Da wird der deutschen Regierung versagen vorgeworfen, weil diese, in einer verseuchten Welt, es nicht geschafft hat, Deutschland zu einem glückseligen, coronafreien Ort zu halten.
Man bekommt wirklich das Gefühl, uns geht es zu gut. Seit 1945 (mit direkten Folgen vielleicht auch erst seit 1948) hat es in Deutschland keine wirkliche Krise mehr gegeben. Man kann wohl sagen, außer wenigen Ausnahmen, dass keiner der deutschen Bevölkerung in seinem Leben eine wirkliche gesellschaftlicher Krise erlebt hat.
Etwas, was in den früheren Generationen selbstverständlich war, nämlich, dass im Laufe eines Lebens, sei es Krieg, Epidemien, Hungersnot oder/und Ähnliches passierten, hat keiner erlebt – und weiß nicht, wie damit umzugehen ist.
Die Hamsterkäufe sagen doch schon alles aus, und wir hatten nicht einmal eine Versorgungskrise. Erst die Hamsterkäufe sorgten doch dafür, dass temporär einige Regale leer waren.
Und hätte die deutsche Bevölkerung, die sich doch für so mündig hält, sich an die Verhaltensempfehlungen der Bundesregierung gehalten, hätten wir sicher nicht den Ausbruch der Epidemie verhindern können, aber sicher die Schwere des Ausbruchs verringert. Aber es mussten erst exakte Vorschriften her, damit man sich, teilweise immer noch murrend, den Gegebenheiten anpasste.
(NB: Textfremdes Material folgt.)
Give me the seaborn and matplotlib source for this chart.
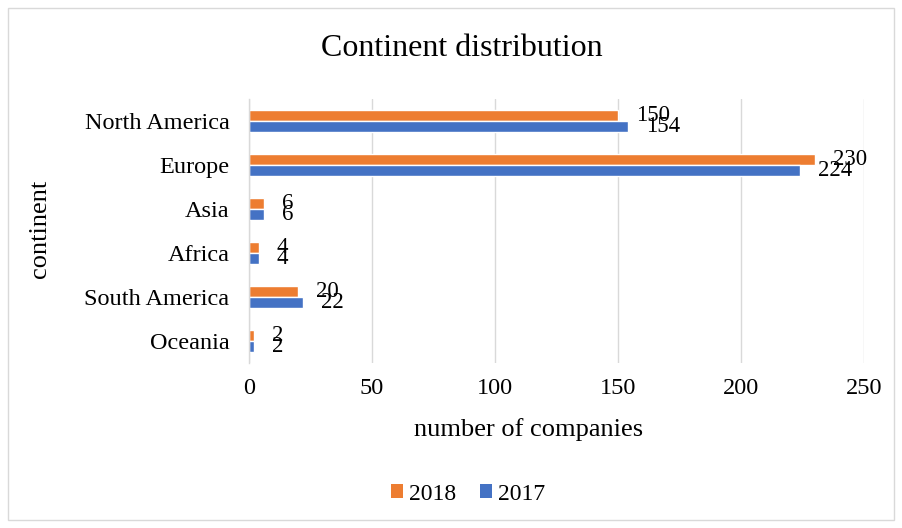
import matplotlib
matplotlib.use("Agg")
import matplotlib.pyplot as plt
import seaborn as sns
import pandas as pd
from matplotlib.patches import Rectangle, Patch

continents = ["North America", "Europe", "Asia", "Africa", "South America", "Oceania"]
years = ["2018", "2017"]
values_2018 = [150, 230, 6, 4, 20, 2]
values_2017 = [154, 224, 6, 4, 22, 2]
x_ticks = [0, 50, 100, 150, 200, 250]

df = pd.DataFrame({
    "continent": continents * 2,
    "year": ["2018"] * len(continents) + ["2017"] * len(continents),
    "companies": values_2018 + values_2017,
})

sns.set_theme(style="white")
plt.rcParams["font.family"] = ["Liberation Serif", "DejaVu Serif"]
plt.rcParams["text.color"] = "#000000"
plt.rcParams["xtick.color"] = "#000000"
plt.rcParams["ytick.color"] = "#000000"

colors = {"2018": "#ED7D31", "2017": "#4472C4"}

fig = plt.figure(figsize=(9.02, 5.28), dpi=100)
ax = fig.add_axes([249 / 902, 1 - 363 / 528, (864 - 249) / 902, (363 - 99) / 528])

sns.barplot(data=df, y="continent", x="companies", hue="year", hue_order=years,
            order=continents, palette=colors, orient="h", width=0.5, ax=ax,
            legend=False, saturation=1)

ax.set_xlim(0, 250)
ax.set_xticks(x_ticks)
ax.set_xticklabels([str(t) for t in x_ticks], fontsize=17.5)
ax.tick_params(axis="y", labelsize=17.5, length=0, pad=14, labelcolor="#000000")
ax.tick_params(axis="x", length=0, pad=11, labelcolor="#000000")
ax.grid(axis="x", color="#D9D9D9", linewidth=1)
ax.set_axisbelow(True)
for s in ["top", "right", "bottom"]:
    ax.spines[s].set_visible(False)
ax.spines["left"].set_color("#D9D9D9")
ax.spines["left"].set_linewidth(1)

ax.set_xlabel("")
ax.set_ylabel("")
fig.text(529 / 902, 1 - 430 / 528, "number of companies", ha="center", va="center", fontsize=19)
fig.text(40 / 902, 1 - 229 / 528, "continent", ha="center", va="center", fontsize=19, rotation=90)

for container in ax.containers:
    ax.bar_label(container, padding=13, fontsize=16.5, color="#000000")

fig.text(462 / 902, 1 - 48 / 528, "Continent distribution", ha="center", va="center", fontsize=23)

handles = [Patch(facecolor=colors[y], edgecolor="none", label=y) for y in years]
fig.legend(handles=handles, loc="center", bbox_to_anchor=(468 / 902, 1 - 494 / 528), ncol=2,
           frameon=False, fontsize=17, handlelength=0.5, handleheight=0.5,
           handletextpad=0.25, columnspacing=1.0)

fig.patches.append(Rectangle((8 / 902, 8 / 528), 886 / 902, 512 / 528, transform=fig.transFigure,
                             fill=False, edgecolor="#D9D9D9", linewidth=1))

fig.savefig("out.png", dpi=100)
Einerseits kann man selbstverständlich froh sein, dass wir, was wirklichen gesellschaftlichen Krisen angeht, entwöhnt sind; aber anderseits stellt sich die Frage, was würde passieren, wenn wir wirklich mal in eine extreme gesellschaftliche Krise schlittern?
Was würde dann passieren, wie würde die Bevölkerung in Deutschland reagieren, wenn eine wirkliche gesellschaftliche Krise, auch mit echten Versorgungsproblemen, auf uns zurollen würde? Da möchte man gar nicht drüber nachdenken, was hier schon heute los wäre, wenn wir in Sachen Coronakrise Zustände wie in Italien oder Spanien hätten.
Ich möchte ja daran nichts ändern, aber trotzdem habe ich das Gefühl, uns geht es zu gut. Denn irgendwann wird eine wirkliche Krise über uns kommen, und es ist davon auszugehen, dass die Gesellschaft dann total überfordert sein wird.
Kennt jemand den Unterschied zwischen einem Optimisten und einem Pessimisten?
Nein? Nun, dann werde ich eine Antwort darauf geben.
Der Optimist behauptet, dass wir in der bestmöglichen Welt leben.
Der Pessimist befürchtet, dass der Optimist recht hat.